**Aim:**
Repeat the listing exactly as given, omitting every image.

**Dataset extract:**
Begin

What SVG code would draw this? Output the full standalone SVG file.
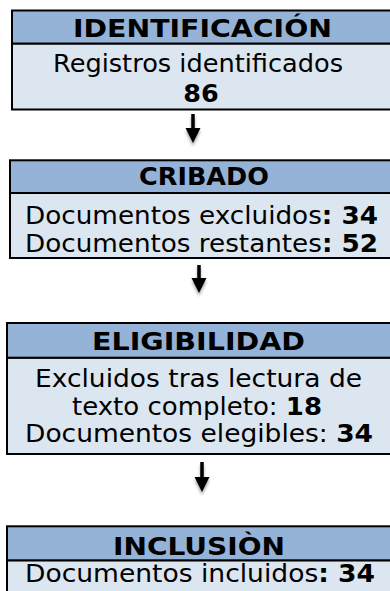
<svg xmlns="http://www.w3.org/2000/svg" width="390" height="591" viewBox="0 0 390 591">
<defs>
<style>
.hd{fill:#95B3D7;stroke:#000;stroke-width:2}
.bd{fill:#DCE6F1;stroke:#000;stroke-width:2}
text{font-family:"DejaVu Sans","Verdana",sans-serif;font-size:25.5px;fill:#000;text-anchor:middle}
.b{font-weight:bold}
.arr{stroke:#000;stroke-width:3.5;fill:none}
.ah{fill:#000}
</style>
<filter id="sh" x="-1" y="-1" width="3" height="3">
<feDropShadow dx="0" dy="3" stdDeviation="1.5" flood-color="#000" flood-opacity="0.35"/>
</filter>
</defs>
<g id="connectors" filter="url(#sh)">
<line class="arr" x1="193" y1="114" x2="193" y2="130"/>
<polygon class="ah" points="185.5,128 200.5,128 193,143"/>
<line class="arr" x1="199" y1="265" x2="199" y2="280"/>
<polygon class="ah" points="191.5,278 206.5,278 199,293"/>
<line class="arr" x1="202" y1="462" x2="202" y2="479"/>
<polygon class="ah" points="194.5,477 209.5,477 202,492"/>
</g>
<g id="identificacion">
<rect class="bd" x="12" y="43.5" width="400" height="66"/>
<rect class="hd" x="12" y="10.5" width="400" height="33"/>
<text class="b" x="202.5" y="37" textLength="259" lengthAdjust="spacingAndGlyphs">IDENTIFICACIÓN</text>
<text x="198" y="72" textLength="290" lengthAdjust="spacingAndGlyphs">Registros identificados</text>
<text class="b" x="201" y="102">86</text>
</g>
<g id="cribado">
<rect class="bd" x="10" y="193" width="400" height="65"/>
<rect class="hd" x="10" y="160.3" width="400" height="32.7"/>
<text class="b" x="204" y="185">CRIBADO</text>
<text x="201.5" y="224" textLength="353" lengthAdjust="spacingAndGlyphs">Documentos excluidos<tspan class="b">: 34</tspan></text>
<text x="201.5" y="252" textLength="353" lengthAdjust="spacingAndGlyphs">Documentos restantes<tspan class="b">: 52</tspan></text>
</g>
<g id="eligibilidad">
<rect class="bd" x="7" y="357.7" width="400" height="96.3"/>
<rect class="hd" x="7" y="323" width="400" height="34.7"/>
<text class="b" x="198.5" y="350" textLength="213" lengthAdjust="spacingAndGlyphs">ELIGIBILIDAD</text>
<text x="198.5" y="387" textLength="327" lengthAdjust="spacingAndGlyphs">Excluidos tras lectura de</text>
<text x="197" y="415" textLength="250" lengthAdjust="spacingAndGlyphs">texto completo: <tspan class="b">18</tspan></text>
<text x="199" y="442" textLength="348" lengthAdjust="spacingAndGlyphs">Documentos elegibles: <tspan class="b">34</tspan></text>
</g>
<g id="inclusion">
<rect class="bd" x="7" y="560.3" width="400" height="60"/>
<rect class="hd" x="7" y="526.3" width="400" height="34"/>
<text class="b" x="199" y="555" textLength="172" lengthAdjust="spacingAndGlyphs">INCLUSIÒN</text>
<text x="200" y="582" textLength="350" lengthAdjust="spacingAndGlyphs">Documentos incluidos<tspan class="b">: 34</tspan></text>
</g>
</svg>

End

**The output:**
What SVG code would draw this? Output the full standalone SVG file.
<svg xmlns="http://www.w3.org/2000/svg" width="390" height="591" viewBox="0 0 390 591">
<defs>
<style>
.hd{fill:#95B3D7;stroke:#000;stroke-width:2}
.bd{fill:#DCE6F1;stroke:#000;stroke-width:2}
text{font-family:"DejaVu Sans","Verdana",sans-serif;font-size:25.5px;fill:#000;text-anchor:middle}
.b{font-weight:bold}
.arr{stroke:#000;stroke-width:3.5;fill:none}
.ah{fill:#000}
</style>
<filter id="sh" x="-1" y="-1" width="3" height="3">
<feDropShadow dx="0" dy="3" stdDeviation="1.5" flood-color="#000" flood-opacity="0.35"/>
</filter>
</defs>
<g id="connectors" filter="url(#sh)">
<line class="arr" x1="193" y1="114" x2="193" y2="130"/>
<polygon class="ah" points="185.5,128 200.5,128 193,143"/>
<line class="arr" x1="199" y1="265" x2="199" y2="280"/>
<polygon class="ah" points="191.5,278 206.5,278 199,293"/>
<line class="arr" x1="202" y1="462" x2="202" y2="479"/>
<polygon class="ah" points="194.5,477 209.5,477 202,492"/>
</g>
<g id="identificacion">
<rect class="bd" x="12" y="43.5" width="400" height="66"/>
<rect class="hd" x="12" y="10.5" width="400" height="33"/>
<text class="b" x="202.5" y="37" textLength="259" lengthAdjust="spacingAndGlyphs">IDENTIFICACIÓN</text>
<text x="198" y="72" textLength="290" lengthAdjust="spacingAndGlyphs">Registros identificados</text>
<text class="b" x="201" y="102">86</text>
</g>
<g id="cribado">
<rect class="bd" x="10" y="193" width="400" height="65"/>
<rect class="hd" x="10" y="160.3" width="400" height="32.7"/>
<text class="b" x="204" y="185">CRIBADO</text>
<text x="201.5" y="224" textLength="353" lengthAdjust="spacingAndGlyphs">Documentos excluidos<tspan class="b">: 34</tspan></text>
<text x="201.5" y="252" textLength="353" lengthAdjust="spacingAndGlyphs">Documentos restantes<tspan class="b">: 52</tspan></text>
</g>
<g id="eligibilidad">
<rect class="bd" x="7" y="357.7" width="400" height="96.3"/>
<rect class="hd" x="7" y="323" width="400" height="34.7"/>
<text class="b" x="198.5" y="350" textLength="213" lengthAdjust="spacingAndGlyphs">ELIGIBILIDAD</text>
<text x="198.5" y="387" textLength="327" lengthAdjust="spacingAndGlyphs">Excluidos tras lectura de</text>
<text x="197" y="415" textLength="250" lengthAdjust="spacingAndGlyphs">texto completo: <tspan class="b">18</tspan></text>
<text x="199" y="442" textLength="348" lengthAdjust="spacingAndGlyphs">Documentos elegibles: <tspan class="b">34</tspan></text>
</g>
<g id="inclusion">
<rect class="bd" x="7" y="560.3" width="400" height="60"/>
<rect class="hd" x="7" y="526.3" width="400" height="34"/>
<text class="b" x="199" y="555" textLength="172" lengthAdjust="spacingAndGlyphs">INCLUSIÒN</text>
<text x="200" y="582" textLength="350" lengthAdjust="spacingAndGlyphs">Documentos incluidos<tspan class="b">: 34</tspan></text>
</g>
</svg>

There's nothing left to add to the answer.